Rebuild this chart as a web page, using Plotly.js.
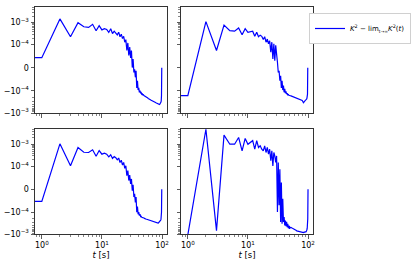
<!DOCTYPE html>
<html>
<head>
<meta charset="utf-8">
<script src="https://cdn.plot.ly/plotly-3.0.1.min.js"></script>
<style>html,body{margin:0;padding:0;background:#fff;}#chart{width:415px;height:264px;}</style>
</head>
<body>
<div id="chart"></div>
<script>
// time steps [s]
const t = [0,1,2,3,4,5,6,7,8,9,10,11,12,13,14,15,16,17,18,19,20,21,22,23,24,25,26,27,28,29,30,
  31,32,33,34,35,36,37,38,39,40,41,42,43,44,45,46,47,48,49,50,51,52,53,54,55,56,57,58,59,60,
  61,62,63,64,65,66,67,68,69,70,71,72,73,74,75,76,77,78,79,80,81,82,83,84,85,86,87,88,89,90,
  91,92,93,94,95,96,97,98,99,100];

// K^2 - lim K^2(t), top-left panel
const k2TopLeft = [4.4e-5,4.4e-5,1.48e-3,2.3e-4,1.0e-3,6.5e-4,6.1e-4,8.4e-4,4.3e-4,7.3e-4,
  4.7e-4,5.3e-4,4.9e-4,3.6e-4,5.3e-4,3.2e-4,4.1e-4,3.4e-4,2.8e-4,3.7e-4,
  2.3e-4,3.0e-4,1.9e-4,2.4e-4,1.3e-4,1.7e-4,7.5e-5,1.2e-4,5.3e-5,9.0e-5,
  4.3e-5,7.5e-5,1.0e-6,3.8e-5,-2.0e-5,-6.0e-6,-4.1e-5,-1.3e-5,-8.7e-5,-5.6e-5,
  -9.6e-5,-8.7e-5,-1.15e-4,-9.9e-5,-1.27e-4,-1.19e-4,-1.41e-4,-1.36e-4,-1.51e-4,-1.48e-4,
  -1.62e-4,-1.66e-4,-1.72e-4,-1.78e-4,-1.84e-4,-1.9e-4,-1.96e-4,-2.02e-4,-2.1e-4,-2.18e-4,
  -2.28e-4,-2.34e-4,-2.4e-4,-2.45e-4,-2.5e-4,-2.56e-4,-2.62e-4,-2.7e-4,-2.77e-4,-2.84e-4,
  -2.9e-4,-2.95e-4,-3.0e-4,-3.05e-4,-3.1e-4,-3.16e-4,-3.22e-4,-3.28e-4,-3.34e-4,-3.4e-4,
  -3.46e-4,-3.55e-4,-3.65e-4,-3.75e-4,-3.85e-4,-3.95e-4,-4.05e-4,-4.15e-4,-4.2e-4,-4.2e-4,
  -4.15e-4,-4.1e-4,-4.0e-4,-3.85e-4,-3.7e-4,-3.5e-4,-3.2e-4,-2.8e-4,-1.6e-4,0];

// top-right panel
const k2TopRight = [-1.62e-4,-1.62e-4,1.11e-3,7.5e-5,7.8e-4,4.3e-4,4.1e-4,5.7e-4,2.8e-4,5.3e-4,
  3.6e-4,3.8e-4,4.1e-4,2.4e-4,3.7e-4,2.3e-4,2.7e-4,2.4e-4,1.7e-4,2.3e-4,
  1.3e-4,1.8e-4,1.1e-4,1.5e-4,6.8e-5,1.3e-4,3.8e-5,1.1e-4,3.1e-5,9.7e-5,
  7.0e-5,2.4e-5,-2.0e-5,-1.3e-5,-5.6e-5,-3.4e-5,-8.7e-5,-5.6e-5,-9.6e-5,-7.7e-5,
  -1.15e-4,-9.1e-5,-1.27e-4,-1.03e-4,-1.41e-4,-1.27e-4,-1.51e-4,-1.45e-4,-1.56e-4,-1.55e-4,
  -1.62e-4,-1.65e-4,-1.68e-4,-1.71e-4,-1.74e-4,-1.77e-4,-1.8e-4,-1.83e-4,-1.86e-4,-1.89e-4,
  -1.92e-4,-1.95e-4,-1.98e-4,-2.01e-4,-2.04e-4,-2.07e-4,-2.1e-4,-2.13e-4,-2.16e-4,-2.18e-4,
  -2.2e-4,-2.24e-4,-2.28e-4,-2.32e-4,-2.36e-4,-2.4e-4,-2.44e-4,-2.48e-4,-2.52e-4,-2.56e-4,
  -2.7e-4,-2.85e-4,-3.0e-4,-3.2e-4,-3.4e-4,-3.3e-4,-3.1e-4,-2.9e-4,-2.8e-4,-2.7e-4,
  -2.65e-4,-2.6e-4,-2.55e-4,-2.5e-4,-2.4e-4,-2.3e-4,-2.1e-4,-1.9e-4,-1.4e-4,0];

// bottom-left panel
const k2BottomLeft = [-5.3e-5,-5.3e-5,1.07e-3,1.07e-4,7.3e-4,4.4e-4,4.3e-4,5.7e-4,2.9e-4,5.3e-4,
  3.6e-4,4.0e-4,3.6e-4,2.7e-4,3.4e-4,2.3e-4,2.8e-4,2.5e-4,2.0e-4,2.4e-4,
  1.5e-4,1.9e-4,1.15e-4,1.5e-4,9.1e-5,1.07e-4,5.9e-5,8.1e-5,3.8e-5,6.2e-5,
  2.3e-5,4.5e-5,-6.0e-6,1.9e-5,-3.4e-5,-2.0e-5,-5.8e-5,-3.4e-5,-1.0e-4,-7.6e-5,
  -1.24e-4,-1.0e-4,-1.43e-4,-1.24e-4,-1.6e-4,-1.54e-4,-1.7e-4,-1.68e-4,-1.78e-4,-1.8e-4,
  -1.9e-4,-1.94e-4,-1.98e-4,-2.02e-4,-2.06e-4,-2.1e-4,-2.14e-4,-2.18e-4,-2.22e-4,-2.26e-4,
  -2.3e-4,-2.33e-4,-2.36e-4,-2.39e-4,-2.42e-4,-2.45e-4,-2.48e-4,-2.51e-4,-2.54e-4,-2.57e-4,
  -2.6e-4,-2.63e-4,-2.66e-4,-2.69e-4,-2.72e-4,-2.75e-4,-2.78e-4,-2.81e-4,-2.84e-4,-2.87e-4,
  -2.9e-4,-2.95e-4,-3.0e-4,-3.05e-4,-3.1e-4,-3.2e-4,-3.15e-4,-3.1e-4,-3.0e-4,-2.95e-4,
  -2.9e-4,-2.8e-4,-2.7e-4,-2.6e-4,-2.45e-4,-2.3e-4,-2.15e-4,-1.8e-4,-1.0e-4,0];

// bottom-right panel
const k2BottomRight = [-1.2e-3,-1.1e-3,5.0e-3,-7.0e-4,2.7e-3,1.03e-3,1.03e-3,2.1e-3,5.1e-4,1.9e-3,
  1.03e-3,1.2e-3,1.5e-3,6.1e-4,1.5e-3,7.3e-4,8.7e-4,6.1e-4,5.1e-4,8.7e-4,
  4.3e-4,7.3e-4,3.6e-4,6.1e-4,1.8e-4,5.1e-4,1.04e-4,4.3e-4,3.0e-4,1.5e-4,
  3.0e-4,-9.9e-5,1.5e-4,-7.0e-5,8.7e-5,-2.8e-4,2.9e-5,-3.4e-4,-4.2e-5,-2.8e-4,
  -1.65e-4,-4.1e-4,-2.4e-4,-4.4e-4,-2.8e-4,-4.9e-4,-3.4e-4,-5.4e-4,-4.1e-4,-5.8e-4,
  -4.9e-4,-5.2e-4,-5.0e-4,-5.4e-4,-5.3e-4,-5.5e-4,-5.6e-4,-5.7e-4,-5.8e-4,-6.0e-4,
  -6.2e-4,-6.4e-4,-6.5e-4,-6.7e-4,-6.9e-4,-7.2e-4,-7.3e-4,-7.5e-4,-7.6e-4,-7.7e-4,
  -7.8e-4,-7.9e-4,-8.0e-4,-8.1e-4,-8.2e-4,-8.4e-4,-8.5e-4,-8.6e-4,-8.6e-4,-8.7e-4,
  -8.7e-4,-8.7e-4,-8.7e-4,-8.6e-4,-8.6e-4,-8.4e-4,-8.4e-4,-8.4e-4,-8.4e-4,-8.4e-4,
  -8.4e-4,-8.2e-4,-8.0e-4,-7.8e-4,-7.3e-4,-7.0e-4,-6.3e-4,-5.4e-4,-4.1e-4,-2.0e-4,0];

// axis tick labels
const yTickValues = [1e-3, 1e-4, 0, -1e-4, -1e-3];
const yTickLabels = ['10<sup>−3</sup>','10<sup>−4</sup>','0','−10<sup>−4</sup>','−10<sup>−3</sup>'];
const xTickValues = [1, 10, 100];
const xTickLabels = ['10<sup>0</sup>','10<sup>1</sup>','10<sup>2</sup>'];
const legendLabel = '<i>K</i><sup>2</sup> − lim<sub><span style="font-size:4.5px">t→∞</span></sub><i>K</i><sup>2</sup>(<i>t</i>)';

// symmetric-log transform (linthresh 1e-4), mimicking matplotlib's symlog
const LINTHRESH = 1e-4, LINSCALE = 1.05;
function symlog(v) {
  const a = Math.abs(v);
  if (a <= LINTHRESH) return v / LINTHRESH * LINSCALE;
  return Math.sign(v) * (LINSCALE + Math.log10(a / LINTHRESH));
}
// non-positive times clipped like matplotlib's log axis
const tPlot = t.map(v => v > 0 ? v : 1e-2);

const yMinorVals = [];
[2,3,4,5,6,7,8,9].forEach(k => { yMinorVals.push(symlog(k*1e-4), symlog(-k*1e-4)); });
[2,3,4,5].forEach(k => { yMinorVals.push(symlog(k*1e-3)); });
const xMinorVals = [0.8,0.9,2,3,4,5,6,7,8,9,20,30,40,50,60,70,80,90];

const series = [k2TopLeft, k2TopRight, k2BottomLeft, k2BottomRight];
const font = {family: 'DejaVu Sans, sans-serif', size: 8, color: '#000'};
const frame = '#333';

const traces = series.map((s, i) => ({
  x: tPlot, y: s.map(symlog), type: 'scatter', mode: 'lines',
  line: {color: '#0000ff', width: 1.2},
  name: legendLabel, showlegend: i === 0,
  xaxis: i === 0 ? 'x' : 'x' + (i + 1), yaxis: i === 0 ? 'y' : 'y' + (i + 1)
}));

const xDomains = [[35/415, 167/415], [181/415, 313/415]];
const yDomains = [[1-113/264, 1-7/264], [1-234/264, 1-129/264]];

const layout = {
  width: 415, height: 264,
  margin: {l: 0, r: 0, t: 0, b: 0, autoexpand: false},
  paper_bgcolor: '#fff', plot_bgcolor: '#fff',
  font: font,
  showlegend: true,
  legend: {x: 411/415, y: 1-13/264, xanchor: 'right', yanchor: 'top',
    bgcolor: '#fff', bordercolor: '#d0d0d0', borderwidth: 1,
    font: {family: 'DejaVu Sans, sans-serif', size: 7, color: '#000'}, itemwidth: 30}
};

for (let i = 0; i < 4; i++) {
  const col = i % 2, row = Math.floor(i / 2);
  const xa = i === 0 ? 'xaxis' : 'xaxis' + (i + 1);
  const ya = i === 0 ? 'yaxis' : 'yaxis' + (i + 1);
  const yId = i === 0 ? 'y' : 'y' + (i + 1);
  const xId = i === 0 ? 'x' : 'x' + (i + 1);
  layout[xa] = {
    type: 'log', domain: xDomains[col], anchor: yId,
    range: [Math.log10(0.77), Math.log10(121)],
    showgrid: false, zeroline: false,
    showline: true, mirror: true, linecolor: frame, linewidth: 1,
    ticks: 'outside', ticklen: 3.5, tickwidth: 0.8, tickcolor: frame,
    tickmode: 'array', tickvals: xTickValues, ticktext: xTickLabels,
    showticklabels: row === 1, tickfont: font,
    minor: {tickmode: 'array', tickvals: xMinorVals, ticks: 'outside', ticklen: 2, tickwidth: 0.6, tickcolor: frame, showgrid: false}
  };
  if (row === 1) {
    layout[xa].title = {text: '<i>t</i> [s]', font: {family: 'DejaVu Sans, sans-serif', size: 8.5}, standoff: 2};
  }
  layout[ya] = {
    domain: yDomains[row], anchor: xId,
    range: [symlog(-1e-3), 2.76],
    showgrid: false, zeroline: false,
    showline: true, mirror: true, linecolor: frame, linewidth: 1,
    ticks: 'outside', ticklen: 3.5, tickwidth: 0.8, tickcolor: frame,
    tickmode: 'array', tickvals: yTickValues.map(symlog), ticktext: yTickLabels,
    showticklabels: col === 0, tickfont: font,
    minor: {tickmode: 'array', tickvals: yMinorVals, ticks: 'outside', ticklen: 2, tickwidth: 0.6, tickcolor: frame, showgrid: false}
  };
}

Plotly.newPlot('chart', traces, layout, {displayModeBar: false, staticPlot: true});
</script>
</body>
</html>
————————
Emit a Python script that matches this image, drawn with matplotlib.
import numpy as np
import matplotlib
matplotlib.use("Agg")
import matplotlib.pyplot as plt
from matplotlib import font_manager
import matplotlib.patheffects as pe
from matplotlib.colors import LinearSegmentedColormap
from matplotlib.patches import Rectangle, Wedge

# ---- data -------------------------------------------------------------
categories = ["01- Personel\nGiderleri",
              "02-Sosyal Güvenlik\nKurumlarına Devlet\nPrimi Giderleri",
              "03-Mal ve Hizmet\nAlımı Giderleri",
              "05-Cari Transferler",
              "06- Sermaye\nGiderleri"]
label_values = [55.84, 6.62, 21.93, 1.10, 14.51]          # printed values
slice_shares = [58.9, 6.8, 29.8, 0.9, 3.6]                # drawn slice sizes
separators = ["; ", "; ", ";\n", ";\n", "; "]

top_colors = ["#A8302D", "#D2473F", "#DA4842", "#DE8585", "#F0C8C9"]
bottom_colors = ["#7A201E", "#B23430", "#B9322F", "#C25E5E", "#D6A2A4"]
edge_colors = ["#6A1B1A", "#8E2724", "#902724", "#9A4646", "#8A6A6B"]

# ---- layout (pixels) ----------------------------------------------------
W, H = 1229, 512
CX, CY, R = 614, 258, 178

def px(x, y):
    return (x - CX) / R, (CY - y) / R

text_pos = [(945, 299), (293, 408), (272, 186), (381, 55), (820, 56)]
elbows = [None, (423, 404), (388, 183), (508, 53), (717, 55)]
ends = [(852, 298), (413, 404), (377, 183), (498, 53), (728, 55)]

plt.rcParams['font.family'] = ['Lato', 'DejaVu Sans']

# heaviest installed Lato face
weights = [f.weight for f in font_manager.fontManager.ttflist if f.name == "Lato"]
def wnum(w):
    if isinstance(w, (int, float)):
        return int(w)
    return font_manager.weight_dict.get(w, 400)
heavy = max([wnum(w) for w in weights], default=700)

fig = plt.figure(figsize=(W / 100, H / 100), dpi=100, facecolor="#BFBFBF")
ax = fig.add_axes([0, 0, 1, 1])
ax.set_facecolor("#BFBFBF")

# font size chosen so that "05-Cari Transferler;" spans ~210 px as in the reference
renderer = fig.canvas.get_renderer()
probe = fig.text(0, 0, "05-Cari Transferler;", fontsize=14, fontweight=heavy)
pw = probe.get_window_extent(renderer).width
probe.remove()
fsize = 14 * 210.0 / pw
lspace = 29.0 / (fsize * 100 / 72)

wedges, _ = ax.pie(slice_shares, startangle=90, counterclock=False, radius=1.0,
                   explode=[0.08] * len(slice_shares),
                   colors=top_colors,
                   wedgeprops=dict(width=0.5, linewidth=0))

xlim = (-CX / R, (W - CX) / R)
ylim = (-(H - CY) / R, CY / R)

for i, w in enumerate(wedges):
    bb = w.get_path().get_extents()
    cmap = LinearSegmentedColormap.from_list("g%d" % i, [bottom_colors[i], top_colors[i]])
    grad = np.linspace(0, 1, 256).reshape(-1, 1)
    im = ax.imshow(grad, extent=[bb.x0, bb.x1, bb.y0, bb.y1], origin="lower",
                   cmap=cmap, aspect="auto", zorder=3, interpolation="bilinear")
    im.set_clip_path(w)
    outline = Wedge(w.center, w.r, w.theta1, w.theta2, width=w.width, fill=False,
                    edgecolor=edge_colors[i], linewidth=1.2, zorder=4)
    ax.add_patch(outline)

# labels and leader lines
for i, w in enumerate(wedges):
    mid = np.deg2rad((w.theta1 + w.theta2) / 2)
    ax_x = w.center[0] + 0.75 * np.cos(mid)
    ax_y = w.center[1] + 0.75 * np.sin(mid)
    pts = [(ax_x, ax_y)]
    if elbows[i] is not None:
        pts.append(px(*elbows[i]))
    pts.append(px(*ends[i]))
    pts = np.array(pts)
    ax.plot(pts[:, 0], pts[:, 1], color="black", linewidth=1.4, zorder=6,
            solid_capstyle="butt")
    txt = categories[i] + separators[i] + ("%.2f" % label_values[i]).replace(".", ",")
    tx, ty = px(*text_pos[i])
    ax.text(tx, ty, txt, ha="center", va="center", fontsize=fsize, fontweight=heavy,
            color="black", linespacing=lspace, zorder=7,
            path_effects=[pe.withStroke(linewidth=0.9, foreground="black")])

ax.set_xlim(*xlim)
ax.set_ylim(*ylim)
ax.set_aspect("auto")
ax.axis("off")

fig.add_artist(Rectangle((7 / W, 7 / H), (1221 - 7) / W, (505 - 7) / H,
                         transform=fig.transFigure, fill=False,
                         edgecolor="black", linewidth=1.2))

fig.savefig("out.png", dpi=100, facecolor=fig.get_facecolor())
————————
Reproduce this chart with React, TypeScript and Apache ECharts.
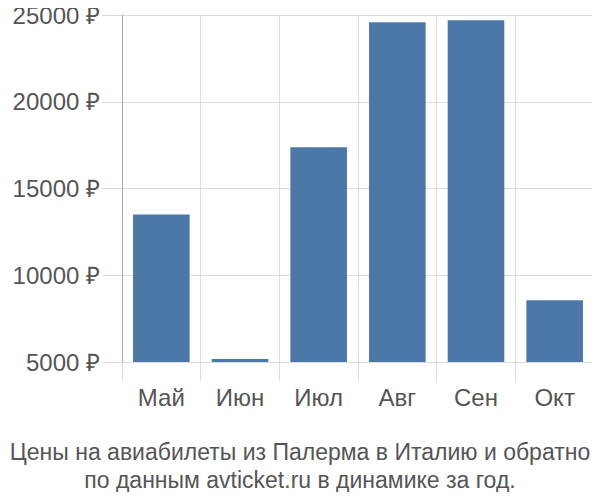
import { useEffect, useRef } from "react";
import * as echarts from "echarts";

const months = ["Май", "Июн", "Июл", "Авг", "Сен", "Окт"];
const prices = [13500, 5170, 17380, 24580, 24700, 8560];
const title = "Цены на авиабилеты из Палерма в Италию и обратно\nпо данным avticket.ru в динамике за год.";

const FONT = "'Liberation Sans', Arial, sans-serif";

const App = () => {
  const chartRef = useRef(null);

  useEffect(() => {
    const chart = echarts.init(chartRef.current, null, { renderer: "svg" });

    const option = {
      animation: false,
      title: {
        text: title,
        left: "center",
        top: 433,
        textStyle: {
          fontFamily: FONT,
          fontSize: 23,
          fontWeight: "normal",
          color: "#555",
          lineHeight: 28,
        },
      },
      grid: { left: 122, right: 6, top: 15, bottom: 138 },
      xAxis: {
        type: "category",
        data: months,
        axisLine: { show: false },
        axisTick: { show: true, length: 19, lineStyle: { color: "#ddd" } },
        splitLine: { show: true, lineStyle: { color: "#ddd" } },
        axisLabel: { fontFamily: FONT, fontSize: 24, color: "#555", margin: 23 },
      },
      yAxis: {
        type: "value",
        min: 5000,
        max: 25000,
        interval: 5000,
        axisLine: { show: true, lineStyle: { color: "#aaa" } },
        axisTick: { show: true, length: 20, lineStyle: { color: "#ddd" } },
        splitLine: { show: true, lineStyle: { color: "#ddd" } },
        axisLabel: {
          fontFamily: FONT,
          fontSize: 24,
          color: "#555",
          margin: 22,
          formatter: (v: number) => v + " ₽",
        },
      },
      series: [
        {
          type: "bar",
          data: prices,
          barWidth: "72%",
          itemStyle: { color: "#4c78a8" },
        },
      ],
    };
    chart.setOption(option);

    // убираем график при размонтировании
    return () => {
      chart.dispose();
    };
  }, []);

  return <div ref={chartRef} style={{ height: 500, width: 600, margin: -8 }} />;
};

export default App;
————————
● **Exercise brief**
Above are the records. Print exactly the lines from the one containing "Rebuild this chart" to the one containing "91,92,93,94,95,96,97,98,99,100];", both included, and nothing else; pictures are excluded.

● **Correct result**
Rebuild this chart as a web page, using Plotly.js.
<!DOCTYPE html>
<html>
<head>
<meta charset="utf-8">
<script src="https://cdn.plot.ly/plotly-3.0.1.min.js"></script>
<style>html,body{margin:0;padding:0;background:#fff;}#chart{width:415px;height:264px;}</style>
</head>
<body>
<div id="chart"></div>
<script>
// time steps [s]
const t = [0,1,2,3,4,5,6,7,8,9,10,11,12,13,14,15,16,17,18,19,20,21,22,23,24,25,26,27,28,29,30,
  31,32,33,34,35,36,37,38,39,40,41,42,43,44,45,46,47,48,49,50,51,52,53,54,55,56,57,58,59,60,
  61,62,63,64,65,66,67,68,69,70,71,72,73,74,75,76,77,78,79,80,81,82,83,84,85,86,87,88,89,90,
  91,92,93,94,95,96,97,98,99,100];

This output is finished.